- **Set exercise**
Would you transcribe the listing that follows, character for character, and omit its images?

- **Provided data**
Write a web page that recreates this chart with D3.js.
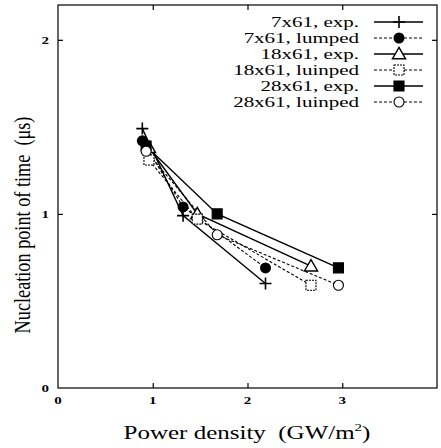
<!DOCTYPE html>
<html>
<head>
<meta charset="utf-8">
<script src="https://cdn.jsdelivr.net/npm/d3@7"></script>
<style>
  body { margin: 0; background: #fff; }
  svg text { font-family: "Liberation Serif", "DejaVu Serif", serif; fill: #000; white-space: pre; }
</style>
</head>
<body>
<div id="chart"></div>
<script>
// values
const seriesNames = ["7x61, exp.", "7x61, lumped", "18x61, exp.", "18x61, luinped", "28x61, exp.", "28x61, luinped"];
const seriesMarkers = ["plus", "dot", "triangle", "openSquare", "square", "circle"];
const seriesDashed = [false, true, false, true, false, true];
const xs7 = [0.89, 1.32, 2.19];
const xs18 = [0.96, 1.47, 2.67];
const xs28 = [0.93, 1.68, 2.96];
const y7exp = [1.49, 0.99, 0.6];
const y7lump = [1.42, 1.04, 0.69];
const y18exp = [1.38, 1.0, 0.7];
const y18lump = [1.31, 0.97, 0.59];
const y28exp = [1.39, 1.0, 0.69];
const y28lump = [1.36, 0.88, 0.59];
const xTicks = [0, 1, 2, 3];
const yTicks = [0, 1, 2];

const seriesX = [xs7, xs7, xs18, xs18, xs28, xs28];
const seriesY = [y7exp, y7lump, y18exp, y18lump, y28exp, y28lump];

let w = 441, h = 448;
let padL = 58, padR = 437, padT = 5, padB = 388;
let squash = 0.76; // the scanned figure is squeezed vertically

let svg = d3.select("#chart").append("svg").attr("width", w).attr("height", h);

let xScale = d3.scaleLinear().domain([0, 4]).range([padL, padR]);
let yScale = d3.scaleLinear().domain([0, 2.2]).range([padB, padT]);

// frame
svg.append("rect").
attr("x", padL).attr("y", padT).
attr("width", padR - padL).attr("height", padB - padT).
attr("fill", "none").attr("stroke", "#000").attr("stroke-width", 1.2);

// inward ticks on all four sides
const tickLen = 5;
const xIn = xTicks.filter(d => d > 0);
const yIn = yTicks.filter(d => d > 0);
svg.append("g").attr("transform", "translate(0," + padB + ")").
call(d3.axisBottom(xScale).tickValues(xIn).tickSize(-tickLen).tickFormat(""));
svg.append("g").attr("transform", "translate(0," + padT + ")").
call(d3.axisTop(xScale).tickValues(xIn).tickSize(-tickLen).tickFormat(""));
svg.append("g").attr("transform", "translate(" + padL + ",0)").
call(d3.axisLeft(yScale).tickValues(yIn).tickSize(-tickLen).tickFormat(""));
svg.append("g").attr("transform", "translate(" + padR + ",0)").
call(d3.axisRight(yScale).tickValues(yIn).tickSize(-tickLen).tickFormat(""));
svg.selectAll(".domain").remove();
svg.selectAll(".tick line").attr("stroke", "#000").attr("stroke-width", 1.2);

// tick labels
svg.selectAll(".xlab").data(xTicks).enter().append("text").
attr("transform", d => `translate(${xScale(d)},${padB + 16}) scale(1,${squash})`).
attr("text-anchor", "middle").style("font-size", "15px").style("font-weight", "bold").
text(d => d);
svg.selectAll(".ylab").data(yTicks).enter().append("text").
attr("transform", d => `translate(${padL - 9},${yScale(d) + 4}) scale(1,${squash})`).
attr("text-anchor", "end").style("font-size", "15px").style("font-weight", "bold").
text(d => d);

// axis titles
svg.append("text").attr("transform", `translate(247,439) scale(1,${squash})`).
attr("text-anchor", "middle").style("font-size", "25px").
html('Power density  (GW/m<tspan dy="-10" style="font-size:15px">2</tspan><tspan dy="10">)</tspan>');
svg.append("text").attr("transform", `translate(30,225) rotate(-90) scale(${squash},1)`).
attr("text-anchor", "middle").style("font-size", "24px").
text("Nucleation point of time  (\u03bcs)");

function drawMarker(g, type, cx, cy) {
  if (type === "plus") {
    g.append("path").
    attr("d", `M${cx - 6},${cy}H${cx + 6}M${cx},${cy - 6}V${cy + 6}`).
    attr("stroke", "#000").attr("stroke-width", 1.6).attr("fill", "none");
  } else if (type === "dot") {
    g.append("circle").attr("cx", cx).attr("cy", cy).attr("r", 5.5).attr("fill", "#000");
  } else if (type === "circle") {
    g.append("circle").attr("cx", cx).attr("cy", cy).attr("r", 5).
    attr("fill", "#fff").attr("stroke", "#000").attr("stroke-width", 1.1);
  } else if (type === "square" || type === "openSquare") {
    g.append("path").attr("transform", `translate(${cx},${cy})`).
    attr("d", d3.symbol(d3.symbolSquare, 100)()).
    attr("fill", type === "square" ? "#000" : "#fff").
    attr("stroke", "#000").attr("stroke-width", 1.1).
    attr("stroke-dasharray", type === "openSquare" ? "2,1" : null);
  } else if (type === "triangle") {
    g.append("path").attr("transform", `translate(${cx},${cy + 1})`).
    attr("d", d3.symbol(d3.symbolTriangle, 75)()).
    attr("fill", "#fff").attr("stroke", "#000").attr("stroke-width", 1.4);
  }
}

let line = d3.line().x(d => xScale(d[0])).y(d => yScale(d[1]));

// series lines
seriesNames.forEach((name, i) => {
  let pts = seriesX[i].map((x, j) => [x, seriesY[i][j]]);
  svg.append("path").datum(pts).
  attr("d", line).attr("fill", "none").attr("stroke", "#000").
  attr("stroke-width", seriesDashed[i] ? 1.1 : 1.4).
  attr("stroke-dasharray", seriesDashed[i] ? "3,2" : null);
});
// series markers
seriesNames.forEach((name, i) => {
  let g = svg.append("g");
  seriesX[i].forEach((x, j) => drawMarker(g, seriesMarkers[i], xScale(x), yScale(seriesY[i][j])));
});

// legend (rows are tight, so the text is squeezed a bit more)
let legend = svg.append("g");
seriesNames.forEach((name, i) => {
  let y = 22 + i * 16;
  legend.append("text").attr("transform", `translate(359,${y + 5}) scale(1,0.68)`).
  attr("text-anchor", "end").style("font-size", "21px").text(name);
  legend.append("line").attr("x1", 374).attr("x2", 423).attr("y1", y).attr("y2", y).
  attr("stroke", "#000").attr("stroke-width", seriesDashed[i] ? 1.1 : 1.4).
  attr("stroke-dasharray", seriesDashed[i] ? "3,2" : null);
  drawMarker(legend, seriesMarkers[i], 399, y);
});
</script>
</body>
</html>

- **Task result**
Write a web page that recreates this chart with D3.js.
<!DOCTYPE html>
<html>
<head>
<meta charset="utf-8">
<script src="https://cdn.jsdelivr.net/npm/d3@7"></script>
<style>
  body { margin: 0; background: #fff; }
  svg text { font-family: "Liberation Serif", "DejaVu Serif", serif; fill: #000; white-space: pre; }
</style>
</head>
<body>
<div id="chart"></div>
<script>
// values
const seriesNames = ["7x61, exp.", "7x61, lumped", "18x61, exp.", "18x61, luinped", "28x61, exp.", "28x61, luinped"];
const seriesMarkers = ["plus", "dot", "triangle", "openSquare", "square", "circle"];
const seriesDashed = [false, true, false, true, false, true];
const xs7 = [0.89, 1.32, 2.19];
const xs18 = [0.96, 1.47, 2.67];
const xs28 = [0.93, 1.68, 2.96];
const y7exp = [1.49, 0.99, 0.6];
const y7lump = [1.42, 1.04, 0.69];
const y18exp = [1.38, 1.0, 0.7];
const y18lump = [1.31, 0.97, 0.59];
const y28exp = [1.39, 1.0, 0.69];
const y28lump = [1.36, 0.88, 0.59];
const xTicks = [0, 1, 2, 3];
const yTicks = [0, 1, 2];

const seriesX = [xs7, xs7, xs18, xs18, xs28, xs28];
const seriesY = [y7exp, y7lump, y18exp, y18lump, y28exp, y28lump];

let w = 441, h = 448;
let padL = 58, padR = 437, padT = 5, padB = 388;
let squash = 0.76; // the scanned figure is squeezed vertically

let svg = d3.select("#chart").append("svg").attr("width", w).attr("height", h);

let xScale = d3.scaleLinear().domain([0, 4]).range([padL, padR]);
let yScale = d3.scaleLinear().domain([0, 2.2]).range([padB, padT]);

// frame
svg.append("rect").
attr("x", padL).attr("y", padT).
attr("width", padR - padL).attr("height", padB - padT).
attr("fill", "none").attr("stroke", "#000").attr("stroke-width", 1.2);

// inward ticks on all four sides
const tickLen = 5;
const xIn = xTicks.filter(d => d > 0);
const yIn = yTicks.filter(d => d > 0);
svg.append("g").attr("transform", "translate(0," + padB + ")").
call(d3.axisBottom(xScale).tickValues(xIn).tickSize(-tickLen).tickFormat(""));
svg.append("g").attr("transform", "translate(0," + padT + ")").
call(d3.axisTop(xScale).tickValues(xIn).tickSize(-tickLen).tickFormat(""));
svg.append("g").attr("transform", "translate(" + padL + ",0)").
call(d3.axisLeft(yScale).tickValues(yIn).tickSize(-tickLen).tickFormat(""));
svg.append("g").attr("transform", "translate(" + padR + ",0)").
call(d3.axisRight(yScale).tickValues(yIn).tickSize(-tickLen).tickFormat(""));
svg.selectAll(".domain").remove();
svg.selectAll(".tick line").attr("stroke", "#000").attr("stroke-width", 1.2);

// tick labels
svg.selectAll(".xlab").data(xTicks).enter().append("text").
attr("transform", d => `translate(${xScale(d)},${padB + 16}) scale(1,${squash})`).
attr("text-anchor", "middle").style("font-size", "15px").style("font-weight", "bold").
text(d => d);
svg.selectAll(".ylab").data(yTicks).enter().append("text").
attr("transform", d => `translate(${padL - 9},${yScale(d) + 4}) scale(1,${squash})`).
attr("text-anchor", "end").style("font-size", "15px").style("font-weight", "bold").
text(d => d);

// axis titles
svg.append("text").attr("transform", `translate(247,439) scale(1,${squash})`).
attr("text-anchor", "middle").style("font-size", "25px").
html('Power density  (GW/m<tspan dy="-10" style="font-size:15px">2</tspan><tspan dy="10">)</tspan>');
svg.append("text").attr("transform", `translate(30,225) rotate(-90) scale(${squash},1)`).
attr("text-anchor", "middle").style("font-size", "24px").
text("Nucleation point of time  (\u03bcs)");

function drawMarker(g, type, cx, cy) {
  if (type === "plus") {
    g.append("path").
    attr("d", `M${cx - 6},${cy}H${cx + 6}M${cx},${cy - 6}V${cy + 6}`).
    attr("stroke", "#000").attr("stroke-width", 1.6).attr("fill", "none");
  } else if (type === "dot") {
    g.append("circle").attr("cx", cx).attr("cy", cy).attr("r", 5.5).attr("fill", "#000");
  } else if (type === "circle") {
    g.append("circle").attr("cx", cx).attr("cy", cy).attr("r", 5).
    attr("fill", "#fff").attr("stroke", "#000").attr("stroke-width", 1.1);
  } else if (type === "square" || type === "openSquare") {
    g.append("path").attr("transform", `translate(${cx},${cy})`).
    attr("d", d3.symbol(d3.symbolSquare, 100)()).
    attr("fill", type === "square" ? "#000" : "#fff").
    attr("stroke", "#000").attr("stroke-width", 1.1).
    attr("stroke-dasharray", type === "openSquare" ? "2,1" : null);
  } else if (type === "triangle") {
    g.append("path").attr("transform", `translate(${cx},${cy + 1})`).
    attr("d", d3.symbol(d3.symbolTriangle, 75)()).
    attr("fill", "#fff").attr("stroke", "#000").attr("stroke-width", 1.4);
  }
}

let line = d3.line().x(d => xScale(d[0])).y(d => yScale(d[1]));

// series lines
seriesNames.forEach((name, i) => {
  let pts = seriesX[i].map((x, j) => [x, seriesY[i][j]]);
  svg.append("path").datum(pts).
  attr("d", line).attr("fill", "none").attr("stroke", "#000").
  attr("stroke-width", seriesDashed[i] ? 1.1 : 1.4).
  attr("stroke-dasharray", seriesDashed[i] ? "3,2" : null);
});
// series markers
seriesNames.forEach((name, i) => {
  let g = svg.append("g");
  seriesX[i].forEach((x, j) => drawMarker(g, seriesMarkers[i], xScale(x), yScale(seriesY[i][j])));
});

// legend (rows are tight, so the text is squeezed a bit more)
let legend = svg.append("g");
seriesNames.forEach((name, i) => {
  let y = 22 + i * 16;
  legend.append("text").attr("transform", `translate(359,${y + 5}) scale(1,0.68)`).
  attr("text-anchor", "end").style("font-size", "21px").text(name);
  legend.append("line").attr("x1", 374).attr("x2", 423).attr("y1", y).attr("y2", y).
  attr("stroke", "#000").attr("stroke-width", seriesDashed[i] ? 1.1 : 1.4).
  attr("stroke-dasharray", seriesDashed[i] ? "3,2" : null);
  drawMarker(legend, seriesMarkers[i], 399, y);
});
</script>
</body>
</html>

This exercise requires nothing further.